Just square both sides

$$\displaystyle 4+4x<4+x^2+4x$$

$$\displaystyle x^2>0$$

Im a tad confused where the 4's came from.

#### fobos3

Multiply both side by 2. $$\displaystyle 2\sqrt{1+x}<x+2$$

I have another test question i got wrong and didnt undertand soo im hoping someone can help me out.

Show that sqrt(1+x) <1+(1/2)x if x>0 or ( formally written in attachment)
View attachment 18197

I used the formula f'(c)= [f(b)-f(a)]/(b-a) and then just ended up with a mess at the end which is probably why i got it wrong. How would i go abouts starting this problem?
If x is positive, prove

$$\displaystyle \sqrt{1+x}<1+\frac{1}{2}x$$

$$\displaystyle 1+\frac{1}{2}x=\frac{2+x}{2}$$

which is the positive square root of $$\displaystyle \frac{4+4x+x^2}{4}$$

Taking it for granted that we are referring to the positive square root of 1+x, then

$$\displaystyle \sqrt{1+x}<\sqrt{\frac{x^2+4x+4}{4}}\ ?$$

$$\displaystyle \sqrt{\frac{4x+4}{4}}<\sqrt{\frac{x^2+4x+4}{4}}\ ?$$

Yes

kensington

#### roninpro

You can also use calculus to prove the inequality.
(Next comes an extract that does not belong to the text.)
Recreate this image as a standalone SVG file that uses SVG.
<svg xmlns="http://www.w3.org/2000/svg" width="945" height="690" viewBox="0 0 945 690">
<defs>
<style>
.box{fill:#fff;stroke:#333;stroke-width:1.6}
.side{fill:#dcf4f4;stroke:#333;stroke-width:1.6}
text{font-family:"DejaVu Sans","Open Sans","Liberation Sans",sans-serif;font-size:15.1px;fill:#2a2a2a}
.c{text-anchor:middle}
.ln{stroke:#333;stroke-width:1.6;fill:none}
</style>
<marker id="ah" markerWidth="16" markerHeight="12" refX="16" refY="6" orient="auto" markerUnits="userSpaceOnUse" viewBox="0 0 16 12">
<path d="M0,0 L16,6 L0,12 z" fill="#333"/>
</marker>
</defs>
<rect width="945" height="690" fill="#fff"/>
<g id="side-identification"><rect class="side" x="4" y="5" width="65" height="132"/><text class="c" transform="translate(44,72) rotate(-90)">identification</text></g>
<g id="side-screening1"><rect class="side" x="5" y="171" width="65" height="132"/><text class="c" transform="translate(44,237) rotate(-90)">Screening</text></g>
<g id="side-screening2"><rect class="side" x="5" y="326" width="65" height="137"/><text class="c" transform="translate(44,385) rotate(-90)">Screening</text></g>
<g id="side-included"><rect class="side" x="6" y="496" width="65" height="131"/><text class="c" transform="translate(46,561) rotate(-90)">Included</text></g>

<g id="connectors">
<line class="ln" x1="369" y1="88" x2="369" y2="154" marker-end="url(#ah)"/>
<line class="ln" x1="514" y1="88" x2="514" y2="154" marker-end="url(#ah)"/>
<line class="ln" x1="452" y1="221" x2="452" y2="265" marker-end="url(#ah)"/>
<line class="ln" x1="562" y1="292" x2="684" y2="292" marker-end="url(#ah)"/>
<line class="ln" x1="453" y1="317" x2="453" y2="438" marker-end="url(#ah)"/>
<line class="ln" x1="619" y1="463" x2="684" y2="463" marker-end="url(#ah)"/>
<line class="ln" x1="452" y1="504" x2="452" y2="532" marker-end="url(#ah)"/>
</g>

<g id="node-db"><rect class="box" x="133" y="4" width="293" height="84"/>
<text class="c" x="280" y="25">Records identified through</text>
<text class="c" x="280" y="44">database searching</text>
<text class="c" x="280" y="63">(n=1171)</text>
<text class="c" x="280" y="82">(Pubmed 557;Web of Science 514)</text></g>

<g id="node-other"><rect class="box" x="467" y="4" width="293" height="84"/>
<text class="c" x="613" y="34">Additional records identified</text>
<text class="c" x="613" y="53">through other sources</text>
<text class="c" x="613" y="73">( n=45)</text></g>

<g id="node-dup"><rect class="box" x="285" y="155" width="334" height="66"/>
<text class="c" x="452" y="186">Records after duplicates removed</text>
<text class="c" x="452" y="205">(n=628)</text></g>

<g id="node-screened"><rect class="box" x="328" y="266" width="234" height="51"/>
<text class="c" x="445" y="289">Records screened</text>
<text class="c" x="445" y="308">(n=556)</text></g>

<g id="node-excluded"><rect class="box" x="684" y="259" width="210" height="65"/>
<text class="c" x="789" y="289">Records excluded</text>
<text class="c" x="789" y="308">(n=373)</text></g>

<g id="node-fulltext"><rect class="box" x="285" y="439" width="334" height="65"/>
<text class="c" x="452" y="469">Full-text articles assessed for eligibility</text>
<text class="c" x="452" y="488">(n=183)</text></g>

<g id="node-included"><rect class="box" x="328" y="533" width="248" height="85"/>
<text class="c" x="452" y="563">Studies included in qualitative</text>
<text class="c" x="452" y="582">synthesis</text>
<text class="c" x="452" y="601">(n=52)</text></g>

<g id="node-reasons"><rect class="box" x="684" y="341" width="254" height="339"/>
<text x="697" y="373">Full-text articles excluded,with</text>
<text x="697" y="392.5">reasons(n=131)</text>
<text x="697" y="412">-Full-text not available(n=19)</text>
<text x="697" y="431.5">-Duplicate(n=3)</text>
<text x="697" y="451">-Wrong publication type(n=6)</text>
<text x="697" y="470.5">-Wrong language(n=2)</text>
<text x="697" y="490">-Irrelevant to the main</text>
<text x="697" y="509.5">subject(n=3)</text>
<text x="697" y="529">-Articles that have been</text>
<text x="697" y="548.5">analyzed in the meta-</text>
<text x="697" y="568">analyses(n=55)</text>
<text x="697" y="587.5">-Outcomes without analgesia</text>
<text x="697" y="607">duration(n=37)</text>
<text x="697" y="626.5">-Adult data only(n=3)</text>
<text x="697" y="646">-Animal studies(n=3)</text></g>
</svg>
Consider the function $$\displaystyle g(x)=\sqrt{x}-(1+\frac{1}{2}x)$$. It suffices to show that when $$\displaystyle x>0$$, we have $$\displaystyle g(x)>0$$. First check $$\displaystyle g(0)=0$$ and find $$\displaystyle g'(x)$$ and show that it is always positive. Then you can conclude.

You'd need a variation on that.
If you prove a derivative is always positive,
then you are proving the function is always increasing.

$$\displaystyle g(x)=(1+x)^{0.5}-1-0.5x$$

Locate the maxmum value of g(x)

If $$\displaystyle g'(x)=0\ for\ x=k$$

then if g(k)<0 the inequality is proven.

Alternatively

$$\displaystyle h(x)=1+0.5x-(1+x)^{0.5}$$

Find the value of x=k giving minimum h(x),
then show h(k)>0

$$\displaystyle 0.5-0.5(1+x)^{-0.5}=0$$

$$\displaystyle \frac{1}{\sqrt{1+x}}=1$$

x=0.

2nd derivative test at x=0.....$$\displaystyle 0.25(1+x)^{-1.5}$$

this is 0.25 at x=0, indicating a minimum on the curve.

h(0)=0

This means that if x is positive, h(x)>0

#### roninpro

You'd need a variation on that.
If you prove a derivative is always positive,
then you are proving the function is always increasing.
We also require $$\displaystyle g(0)=0$$, which I mentioned in my post.

For a more formal conclusion: we have $$\displaystyle g(0)=0$$ and $$\displaystyle g(x)>0$$ for all $$\displaystyle x>0$$. Then, by the Mean Value Theorem, there is $$\displaystyle c\in (0, x)$$ such that $$\displaystyle \frac{g(x)-g(0)}{x-0}=g'(c)$$. But this simplifies to $$\displaystyle \frac{g(x)}{x}=g'(c)>0$$. Multiplying $$\displaystyle x$$ to both sides gives the desired result.

#### kensington

We also require $$\displaystyle g(0)=0$$, which I mentioned in my post.

For a more formal conclusion: we have $$\displaystyle g(0)=0$$ and $$\displaystyle g(x)>0$$ for all $$\displaystyle x>0$$. Then, by the Mean Value Theorem, there is $$\displaystyle c\in (0, x)$$ such that $$\displaystyle \frac{g(x)-g(0)}{x-0}=g'(c)$$. But this simplifies to $$\displaystyle \frac{g(x)}{x}=g'(c)>0$$. Multiplying $$\displaystyle x$$ to both sides gives the desired result.
Thats the formula i mentioned before but this whole g(x) thing is confusing me

#### roninpro

What part of $$\displaystyle g(x)$$ is causing you trouble?